Целься, все кончено! Бей меня влет.

(1, 212)

Нужно, однако, учитывать, что мотив жизни берется Пастернаком и вне связи со смертью (например, в сборнике «Сестра моя — жизнь») и в этом своем качестве требует специального разбора, который мы здесь не будем производить.

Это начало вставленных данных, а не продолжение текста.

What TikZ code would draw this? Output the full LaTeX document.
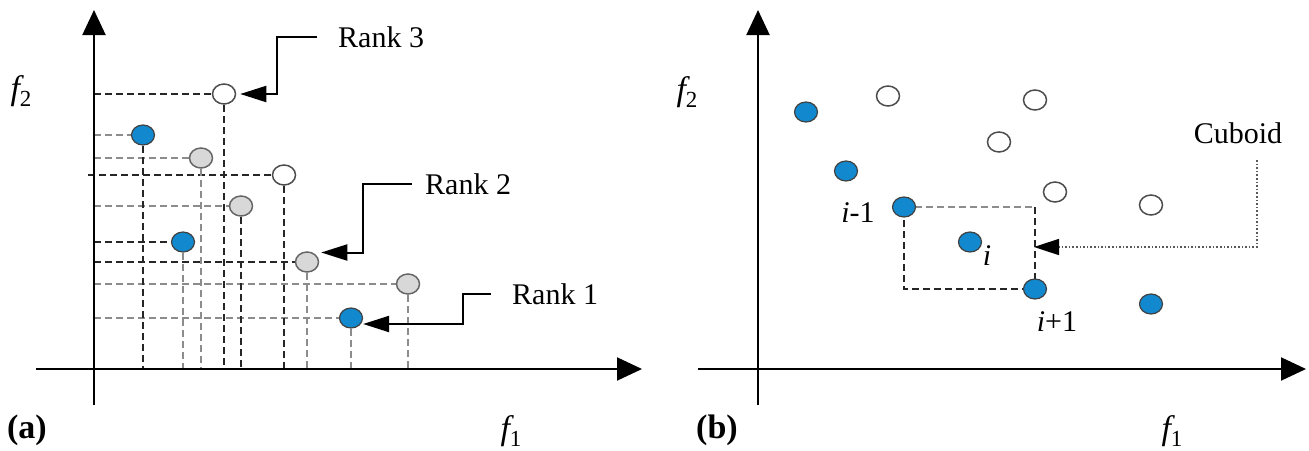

2.3.3. Психо-логика, свойственная Маяковскому, понуждала его видеть в смерти одно из интегративных слагаемых жизни. Смерть неотменяема (в этом Маяковский расходится с Северяниным), но вместе с тем она не ведет к тому, что мертвое выкидывается из жизненного хозяйства. Мертвый поэт подобен в последних стихах Маяковского («Во весь голос») «римскому водопроводу», уцелевшему до «наших дней». В поэме «Человек» самоубийца может вернуться в мир живых, стать его частью. К тому же и мир мертвых, куда поначалу попадает покончивший с собой лирический субъект, ничем не отличается от среды, где обитают живые:

Здесь,

на небесной тверди

слушать музыку Верди?

(259)

Жизнь завершаема, но это — не полный ее конец. В стихотворении «Чудовищные похороны» Смех, как это ни парадоксально, еще участвует в самопогребении:

Смотрите: в лысине — тот —

это большой, носатый

плачет армянский анекдот.

Еще не забылось, как выкривил рот он,

а за ним ободранная, куцая,

визжа, бежала острота.

Куда — если умер <Смех. — И.С.> — уткнуться ей?

(98)[466]

2.3.4. Как мы уже могли наблюдать на примере сценки Хлебникова «Мирсконца», жизнь у него выводится из смерти (детство героя здесь следует за старостью)[467]. Функция поэта, с хлебниковской точки зрения, — вкладывать живое в того, кто уже умер:

Мой разум, точный до одной энной,

Как уголь сердца, я вложил в мертвого пророка…

(II, 3, 95)

В мертвой голове поэта (в «черепе») слова и мысли оживают, приходят в движение, обретают творческую энергию:

Мой череп — путестан, где сложены слова,

Глыбы ума, понятий клади <…>

Рабочие, завода думы жители,

Работайте, косите, двигайте!

Давайте им простор, военной силы бег

И ярость драки и движенье.

(IV. 187)

Живое происходит на свет из мертвого. Женский организм, дающий жизнь, — это тело террористки, сеющей вокруг себя смерть:

В каждой женщине Засулич.

(I, 2, 293)

Живое теряет свое главенство в целом мире и попадает в подчинение неживому:

Свершился переворот. Жизнь уступила власть

Союзу трупа и вещи.

(I, 1, 81)

Если карнавальная комика с ее контрапозитивной логикой выражает себя, среди прочего, в фигуре «рождающей смерти» (М. М. Бахтин), то для Хлебникова, как раз наоборот, комичной кажется нормальная для обыденного сознания импликация «из жизни — смерть». В «Зангези» газетное сообщение о самоубийстве заглавного героя, затравленного врагами, отнесено в разряд дурной «шутки»:

                 ВЕСЕЛОЕ МЕСТО

     Двое читают газету.

     Как? Зангези умер!

     Мало того, зарезался бритвой.

     Какая грустная новость! <…>

Зангези (входя)

     Зангези жив,

     Это была неумная шутка.

(II, 3, 367–368)

Раз живое выводимо из мертвого, умирать должна именно Смерть, но ради новой своей жизни — ср. концовку драмы «Ошибка смерти»:

Барышня Смерть: Я пью, — ужасный вкус. Я падаю и засыпаю. Это зовется ошибкой барышни-Смерти. Я умираю <…>

Барышня Смерть (подымая голову): Дайте мне «Ошибку г-жи Смерти». (Перелистывает ее.) Я все доиграла (вскакивает с места) и могу присоединиться к вам. Здравствуйте, господа!